__WHAT YOU HAVE TO DO__. Print word for word the first line of the listing below and every line after it, through the line with "angle=270,radius=38.67] -- cycle;". Leave out the pictures and the rest.

__GIVEN INFORMATION__.
━━━━━━━━━━━━━━━━━━━━

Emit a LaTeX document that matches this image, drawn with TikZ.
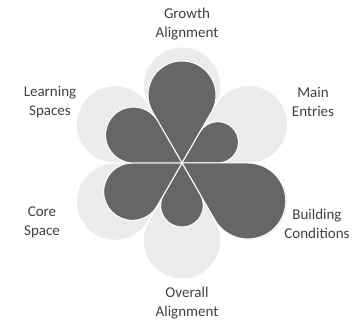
\documentclass[tikz,border=0pt]{standalone}
\usepackage{fontspec}
\setmainfont{Carlito}
\usepackage{tikz}

\begin{document}
\begin{tikzpicture}[x=1pt,y=1pt,
    back/.style={fill=black!8,draw=white,line width=1pt},
    front/.style={fill=black!60,draw=white,line width=1pt},
    label/.style={align=center,text=black!75,font=\fontsize{15}{19}\selectfont}]
      \useasboundingbox (-182,-157) rectangle (171,163);

      % light petals, full length
      \fill[back] (0,0) -- (60:66.97) arc[start angle=-30,end angle=210,radius=38.67] -- cycle;
      \fill[back] (0,0) -- (0:66.97) arc[start angle=-90,end angle=150,radius=38.67] -- cycle;
      \fill[back] (0,0) -- (-60:66.97) arc[start angle=-150,end angle=90,radius=38.67] -- cycle;
      \fill[back] (0,0) -- (-120:66.97) arc[start angle=-210,end angle=30,radius=38.67] -- cycle;
      \fill[back] (0,0) -- (180:66.97) arc[start angle=90,end angle=330,radius=38.67] -- cycle;
      \fill[back] (0,0) -- (120:66.97) arc[start angle=30,end angle=270,radius=38.67] -- cycle;

      % dark petals, scores
      \fill[front] (0,0) -- (60:58.9) arc[start angle=-30,end angle=210,radius=34] -- cycle;
      \fill[front] (0,0) -- (0:35.8) arc[start angle=-90,end angle=150,radius=20.67] -- cycle;
      \fill[front] (0,0) -- (-60:65.8) arc[start angle=-150,end angle=90,radius=38] -- cycle;
      \fill[front] (0,0) -- (-120:36.95) arc[start angle=-210,end angle=30,radius=21.33] -- cycle;
      \fill[front] (0,0) -- (180:49.65) arc[start angle=90,end angle=330,radius=28.67] -- cycle;
      \fill[front] (0,0) -- (120:48.5) arc[start angle=30,end angle=270,radius=28] -- cycle;

      \node[label] (growth) at (5,139) {Growth\\Alignment};
      \node[label] (main) at (131,61) {Main\\Entries};
      \node[label] (building) at (135,-60.5) {Building\\Conditions};
      \node[label] (overall) at (5,-140) {Overall\\Alignment};
      \node[label] (core) at (-140,-59) {Core\\Space};
      \node[label] (learning) at (-132,60.5) {Learning\\Spaces};
\end{tikzpicture}
\end{document}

━━━━━━━━━━━━━━━━━━━━

__FINISHED EXERCISE__.
Emit a LaTeX document that matches this image, drawn with TikZ.
\documentclass[tikz,border=0pt]{standalone}
\usepackage{fontspec}
\setmainfont{Carlito}
\usepackage{tikz}

\begin{document}
\begin{tikzpicture}[x=1pt,y=1pt,
    back/.style={fill=black!8,draw=white,line width=1pt},
    front/.style={fill=black!60,draw=white,line width=1pt},
    label/.style={align=center,text=black!75,font=\fontsize{15}{19}\selectfont}]
      \useasboundingbox (-182,-157) rectangle (171,163);

      % light petals, full length
      \fill[back] (0,0) -- (60:66.97) arc[start angle=-30,end angle=210,radius=38.67] -- cycle;
      \fill[back] (0,0) -- (0:66.97) arc[start angle=-90,end angle=150,radius=38.67] -- cycle;
      \fill[back] (0,0) -- (-60:66.97) arc[start angle=-150,end angle=90,radius=38.67] -- cycle;
      \fill[back] (0,0) -- (-120:66.97) arc[start angle=-210,end angle=30,radius=38.67] -- cycle;
      \fill[back] (0,0) -- (180:66.97) arc[start angle=90,end angle=330,radius=38.67] -- cycle;
      \fill[back] (0,0) -- (120:66.97) arc[start angle=30,end angle=270,radius=38.67] -- cycle;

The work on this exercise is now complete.